- Exercise aim
Starting with the first line of the data below, copy each line up to and including the one containing "1.5, 2, 2.5, 3];". Pictures stay out.

- Supplied material
---------------
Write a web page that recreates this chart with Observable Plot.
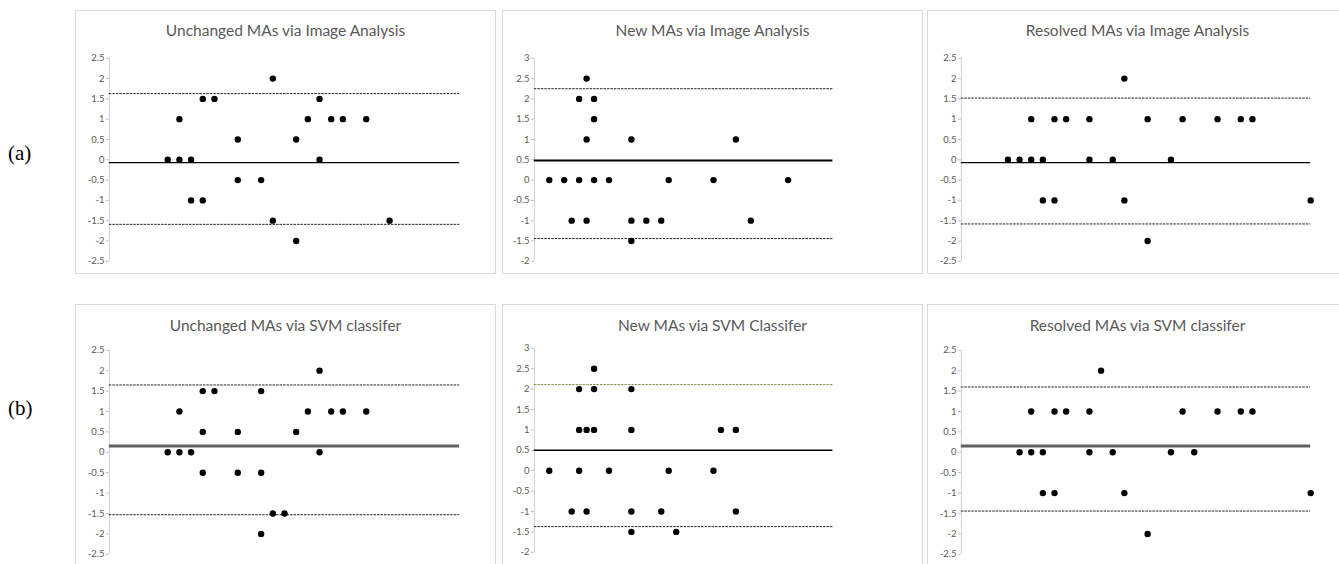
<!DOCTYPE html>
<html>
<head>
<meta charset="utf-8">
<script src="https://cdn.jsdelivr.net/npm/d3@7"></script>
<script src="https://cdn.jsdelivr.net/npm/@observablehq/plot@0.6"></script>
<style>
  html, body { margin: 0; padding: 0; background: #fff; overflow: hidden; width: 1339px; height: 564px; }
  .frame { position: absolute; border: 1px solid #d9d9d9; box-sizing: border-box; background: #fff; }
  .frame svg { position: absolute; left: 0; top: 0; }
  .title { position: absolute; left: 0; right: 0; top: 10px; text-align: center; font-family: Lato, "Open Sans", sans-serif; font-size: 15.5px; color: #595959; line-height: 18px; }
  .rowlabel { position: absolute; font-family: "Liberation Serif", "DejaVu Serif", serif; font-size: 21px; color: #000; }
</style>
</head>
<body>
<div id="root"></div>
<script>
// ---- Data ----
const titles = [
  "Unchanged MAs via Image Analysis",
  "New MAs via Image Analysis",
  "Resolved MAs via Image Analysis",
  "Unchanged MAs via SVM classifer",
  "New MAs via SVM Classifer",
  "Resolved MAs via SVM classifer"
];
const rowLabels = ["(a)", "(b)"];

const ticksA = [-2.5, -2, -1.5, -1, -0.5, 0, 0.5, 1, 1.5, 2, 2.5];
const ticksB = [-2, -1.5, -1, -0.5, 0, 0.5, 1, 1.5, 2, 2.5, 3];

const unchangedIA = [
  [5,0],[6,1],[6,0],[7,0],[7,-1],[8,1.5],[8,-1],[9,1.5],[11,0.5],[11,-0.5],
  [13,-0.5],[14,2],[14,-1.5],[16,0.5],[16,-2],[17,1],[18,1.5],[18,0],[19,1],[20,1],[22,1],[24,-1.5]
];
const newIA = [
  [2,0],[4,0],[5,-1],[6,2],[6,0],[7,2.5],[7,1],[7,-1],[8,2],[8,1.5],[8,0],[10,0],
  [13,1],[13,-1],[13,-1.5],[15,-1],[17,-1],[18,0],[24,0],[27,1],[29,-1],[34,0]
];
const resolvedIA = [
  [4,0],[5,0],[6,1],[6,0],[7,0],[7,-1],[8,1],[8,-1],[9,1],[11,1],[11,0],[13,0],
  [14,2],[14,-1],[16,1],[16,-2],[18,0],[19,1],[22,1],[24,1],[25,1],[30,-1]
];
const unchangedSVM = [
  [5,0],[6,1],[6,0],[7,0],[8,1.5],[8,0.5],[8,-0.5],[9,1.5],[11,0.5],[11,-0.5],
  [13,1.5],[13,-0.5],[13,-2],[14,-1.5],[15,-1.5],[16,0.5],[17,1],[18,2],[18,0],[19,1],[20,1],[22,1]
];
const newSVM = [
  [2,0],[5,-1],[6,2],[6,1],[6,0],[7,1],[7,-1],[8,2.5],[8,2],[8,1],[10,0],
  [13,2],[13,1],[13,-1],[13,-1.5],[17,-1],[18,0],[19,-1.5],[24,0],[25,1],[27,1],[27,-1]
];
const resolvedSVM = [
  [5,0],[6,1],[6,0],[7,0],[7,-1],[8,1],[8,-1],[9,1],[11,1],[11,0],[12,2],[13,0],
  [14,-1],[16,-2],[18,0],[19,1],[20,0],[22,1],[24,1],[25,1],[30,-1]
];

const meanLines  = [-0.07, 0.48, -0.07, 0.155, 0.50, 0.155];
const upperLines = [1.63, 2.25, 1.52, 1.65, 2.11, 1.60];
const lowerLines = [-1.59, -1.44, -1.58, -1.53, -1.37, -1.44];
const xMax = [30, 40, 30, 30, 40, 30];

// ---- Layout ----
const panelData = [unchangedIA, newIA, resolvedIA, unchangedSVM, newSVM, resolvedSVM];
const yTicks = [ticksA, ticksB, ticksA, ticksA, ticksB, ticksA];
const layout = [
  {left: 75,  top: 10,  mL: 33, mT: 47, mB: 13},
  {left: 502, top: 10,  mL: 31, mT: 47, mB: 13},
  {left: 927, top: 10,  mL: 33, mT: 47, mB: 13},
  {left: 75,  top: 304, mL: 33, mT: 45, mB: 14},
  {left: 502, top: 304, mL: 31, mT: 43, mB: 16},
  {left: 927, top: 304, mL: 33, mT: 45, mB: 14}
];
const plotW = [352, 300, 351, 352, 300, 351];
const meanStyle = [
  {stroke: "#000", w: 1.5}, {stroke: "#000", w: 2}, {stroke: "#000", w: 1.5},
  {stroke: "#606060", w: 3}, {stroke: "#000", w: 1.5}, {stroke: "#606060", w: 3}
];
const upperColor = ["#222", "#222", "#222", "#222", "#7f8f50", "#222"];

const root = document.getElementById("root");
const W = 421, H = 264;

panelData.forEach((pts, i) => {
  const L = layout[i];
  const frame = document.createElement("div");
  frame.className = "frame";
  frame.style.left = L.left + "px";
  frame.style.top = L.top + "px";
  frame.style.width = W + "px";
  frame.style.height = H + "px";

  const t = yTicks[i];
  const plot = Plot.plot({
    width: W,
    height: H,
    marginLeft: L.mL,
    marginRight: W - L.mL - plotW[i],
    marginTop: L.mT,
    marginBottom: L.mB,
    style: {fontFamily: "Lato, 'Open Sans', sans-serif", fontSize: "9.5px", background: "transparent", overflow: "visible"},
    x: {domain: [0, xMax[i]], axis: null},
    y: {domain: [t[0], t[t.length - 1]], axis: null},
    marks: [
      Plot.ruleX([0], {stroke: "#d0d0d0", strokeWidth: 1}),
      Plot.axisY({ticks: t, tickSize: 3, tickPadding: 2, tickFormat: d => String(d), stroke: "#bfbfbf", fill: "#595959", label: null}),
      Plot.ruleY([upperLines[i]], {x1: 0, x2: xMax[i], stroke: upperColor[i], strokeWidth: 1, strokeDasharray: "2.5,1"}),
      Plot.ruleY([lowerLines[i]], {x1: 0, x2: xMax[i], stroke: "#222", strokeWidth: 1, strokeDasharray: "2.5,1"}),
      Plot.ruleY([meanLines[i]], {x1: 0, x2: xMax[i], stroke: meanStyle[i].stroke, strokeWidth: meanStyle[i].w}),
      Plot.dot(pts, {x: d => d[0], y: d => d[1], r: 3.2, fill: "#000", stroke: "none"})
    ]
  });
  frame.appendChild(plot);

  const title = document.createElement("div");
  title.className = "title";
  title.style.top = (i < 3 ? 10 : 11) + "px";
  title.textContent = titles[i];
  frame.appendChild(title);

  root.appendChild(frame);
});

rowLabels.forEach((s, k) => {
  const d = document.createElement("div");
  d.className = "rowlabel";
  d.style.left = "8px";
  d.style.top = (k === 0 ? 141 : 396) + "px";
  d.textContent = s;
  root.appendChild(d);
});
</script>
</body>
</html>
---------------
- Solved exercise
Write a web page that recreates this chart with Observable Plot.
<!DOCTYPE html>
<html>
<head>
<meta charset="utf-8">
<script src="https://cdn.jsdelivr.net/npm/d3@7"></script>
<script src="https://cdn.jsdelivr.net/npm/@observablehq/plot@0.6"></script>
<style>
  html, body { margin: 0; padding: 0; background: #fff; overflow: hidden; width: 1339px; height: 564px; }
  .frame { position: absolute; border: 1px solid #d9d9d9; box-sizing: border-box; background: #fff; }
  .frame svg { position: absolute; left: 0; top: 0; }
  .title { position: absolute; left: 0; right: 0; top: 10px; text-align: center; font-family: Lato, "Open Sans", sans-serif; font-size: 15.5px; color: #595959; line-height: 18px; }
  .rowlabel { position: absolute; font-family: "Liberation Serif", "DejaVu Serif", serif; font-size: 21px; color: #000; }
</style>
</head>
<body>
<div id="root"></div>
<script>
// ---- Data ----
const titles = [
  "Unchanged MAs via Image Analysis",
  "New MAs via Image Analysis",
  "Resolved MAs via Image Analysis",
  "Unchanged MAs via SVM classifer",
  "New MAs via SVM Classifer",
  "Resolved MAs via SVM classifer"
];
const rowLabels = ["(a)", "(b)"];

const ticksA = [-2.5, -2, -1.5, -1, -0.5, 0, 0.5, 1, 1.5, 2, 2.5];
const ticksB = [-2, -1.5, -1, -0.5, 0, 0.5, 1, 1.5, 2, 2.5, 3];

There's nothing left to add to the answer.